The outcome will be per-sample maps of query sequences to original subject sequences (i.e., no classification is involved). In the future, you can repeatedly do this, with choices of parameter sets:

woltka classify -i map_dir ...

[Temporary notice] At this moment Woltka cannot take non-unique mappings (one query to multiple subjects) as input. Therefore, if your alignment files may contain non-unique matches, you need to add --uniq to the first command.

Woltka supports outputing compressed maps. The default compression method is gzip, and it can be customized via the --zipmap paramter (see details).

The following benchmarks are based on five already-xz'ed Bowtie2 SAM files, totalling 327.224 MB:

Method Runtime (min) Map size (MB)
Don't generate maps 1:15.94 -
Don't compress maps 1:22.45 159.832
Using gzip 1:38.42 17.960
Using bzip2 1:39.99 14.496
Using xz 2:33.65 10.664

It is your call how to balance runtime and map file size.

Warning however, converting alignments to maps will lose alignment coordinates, and blocks "coord-match" (see details). If these analyses are in your plan, you should keep the alignment files.

Streamline alignment and classification

The previous protocols assumed that you want to keep the alignments even after running Woltka. This is understandable because you may want to try various Woltka parameters or other programs on these alignments. However, if all you need is the one-off classification results, you may combine sequence alignment and classification into one operation while skipping the generation of alignment files. This can give you a significant saving in disk space and I/O.
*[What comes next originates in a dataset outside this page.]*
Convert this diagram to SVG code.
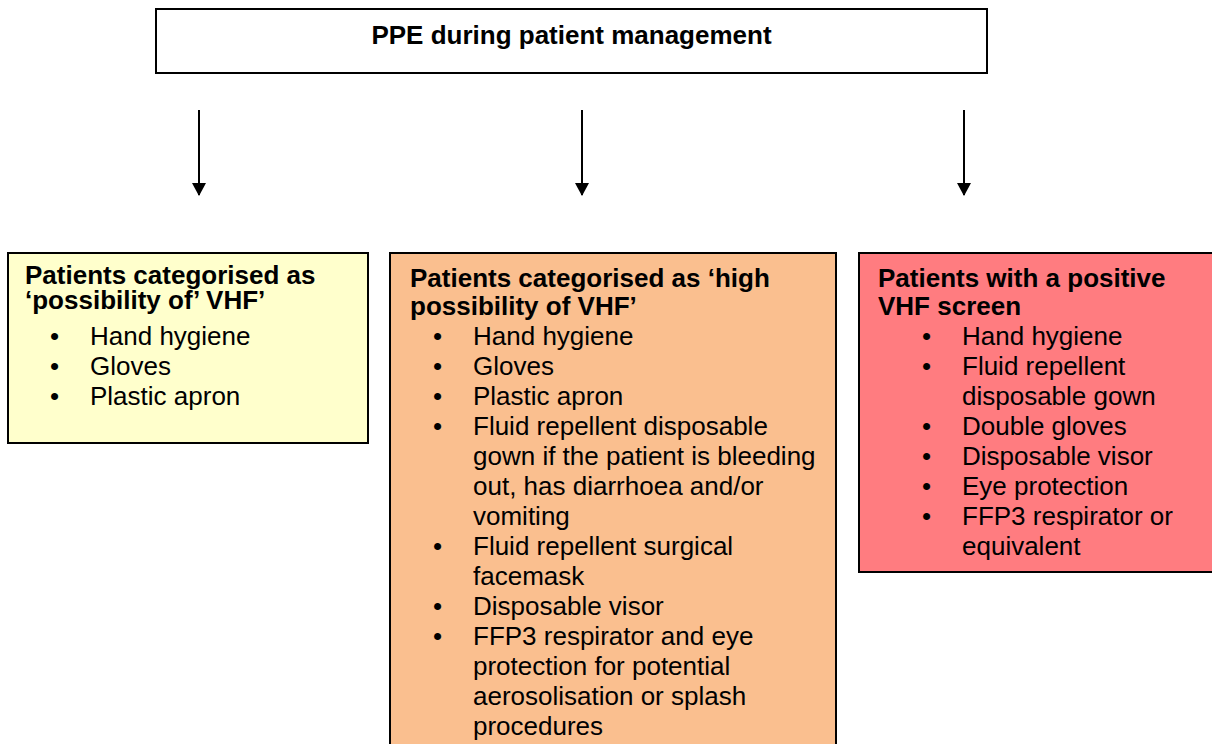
<svg xmlns="http://www.w3.org/2000/svg" width="1212" height="744" viewBox="0 0 1212 744">
<defs>
<marker id="arr" markerUnits="userSpaceOnUse" markerWidth="13" markerHeight="14" refX="12" refY="7" orient="auto" viewBox="0 0 13 14">
<path d="M0,0 L13,7 L0,14 Z" fill="#000"/>
</marker>
<style>
.box{stroke:#000;stroke-width:2}
.t{font-family:"Liberation Sans",Arial,sans-serif;font-size:26px;fill:#000}
.h{font-weight:bold}
.title{font-family:"Liberation Sans",Arial,sans-serif;font-size:26px;font-weight:bold;fill:#000}
.conn{stroke:#000;stroke-width:2;fill:none}
</style>
</defs>
<rect width="1212" height="744" fill="#fff"/>
<g id="top">
<rect class="box" x="156" y="9" width="831" height="64" fill="#fff"/>
<text class="title" x="571.5" y="44" text-anchor="middle">PPE during patient management</text>
</g>
<g id="connectors">
<line class="conn" x1="199" y1="110" x2="199" y2="195" marker-end="url(#arr)"/>
<line class="conn" x1="582" y1="110" x2="582" y2="195" marker-end="url(#arr)"/>
<line class="conn" x1="964" y1="110" x2="964" y2="195" marker-end="url(#arr)"/>
</g>
<g id="possible">
<rect class="box" x="8" y="253" width="360" height="190" fill="#FFFFCC"/>
<text class="t h" x="25" y="284">Patients categorised as</text>
<text class="t h" x="25" y="309">‘possibility of’ VHF’</text>
<text class="t" x="50" y="345">•</text><text class="t" x="90" y="345">Hand hygiene</text>
<text class="t" x="50" y="375">•</text><text class="t" x="90" y="375">Gloves</text>
<text class="t" x="50" y="405">•</text><text class="t" x="90" y="405">Plastic apron</text>
</g>
<g id="high">
<rect class="box" x="390" y="253" width="446" height="500" fill="#FABF8F"/>
<text class="t h" x="410" y="287">Patients categorised as ‘high</text>
<text class="t h" x="410" y="315">possibility of VHF’</text>
<text class="t" x="433" y="345">•</text><text class="t" x="473" y="345">Hand hygiene</text>
<text class="t" x="433" y="375">•</text><text class="t" x="473" y="375">Gloves</text>
<text class="t" x="433" y="405">•</text><text class="t" x="473" y="405">Plastic apron</text>
<text class="t" x="433" y="435">•</text><text class="t" x="473" y="435">Fluid repellent disposable</text>
<text class="t" x="473" y="465">gown if the patient is bleeding</text>
<text class="t" x="473" y="495">out, has diarrhoea and/or</text>
<text class="t" x="473" y="525">vomiting</text>
<text class="t" x="433" y="555">•</text><text class="t" x="473" y="555">Fluid repellent surgical</text>
<text class="t" x="473" y="585">facemask</text>
<text class="t" x="433" y="615">•</text><text class="t" x="473" y="615">Disposable visor</text>
<text class="t" x="433" y="645">•</text><text class="t" x="473" y="645">FFP3 respirator and eye</text>
<text class="t" x="473" y="675">protection for potential</text>
<text class="t" x="473" y="705">aerosolisation or splash</text>
<text class="t" x="473" y="735">procedures</text>
</g>
<g id="positive">
<rect class="box" x="859" y="253" width="360" height="319" fill="#FF7C80"/>
<text class="t h" x="878" y="287">Patients with a positive</text>
<text class="t h" x="878" y="315">VHF screen</text>
<text class="t" x="922" y="345">•</text><text class="t" x="962" y="345">Hand hygiene</text>
<text class="t" x="922" y="375">•</text><text class="t" x="962" y="375">Fluid repellent</text>
<text class="t" x="962" y="405">disposable gown</text>
<text class="t" x="922" y="435">•</text><text class="t" x="962" y="435">Double gloves</text>
<text class="t" x="922" y="465">•</text><text class="t" x="962" y="465">Disposable visor</text>
<text class="t" x="922" y="495">•</text><text class="t" x="962" y="495">Eye protection</text>
<text class="t" x="922" y="525">•</text><text class="t" x="962" y="525">FFP3 respirator or</text>
<text class="t" x="962" y="555">equivalent</text>
</g>
</svg>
Woltka supports standard input (stdin) as input, which makes the following command valid:

bowtie2 -x db -U input.fq | woltka classify -i - -o output.biom

In a real study you may have multiple samples to analyze. Utilizing Woltka's features and some Linux tricks, you may create complex but efficient "one-liner" commands like the following:

while read id; do seqtk mergepe $id.F.fq.gz $id.R.fq.gz |\
sed '1~4s/^@/@'$id'_/'; done < ids.txt |\
bowtie2 -p 8 -x db --interleaved - --very-sensitive --no-head --no-unal |\
woltka classify -i - -f sam -o output.biom

In this example, a list of sample IDs are recorded in ids.txt. Each sample has forward and reverse reads. The seqtk command merges paired-end reads into an "interleaved" style. The sed command prefixes each sequence ID with the sample ID, making the entire data flow multiplexed before feeding to Bowtie2. Finally, Woltka automatically recognizes the multiplexed samples from the data flow and generates a single output profile.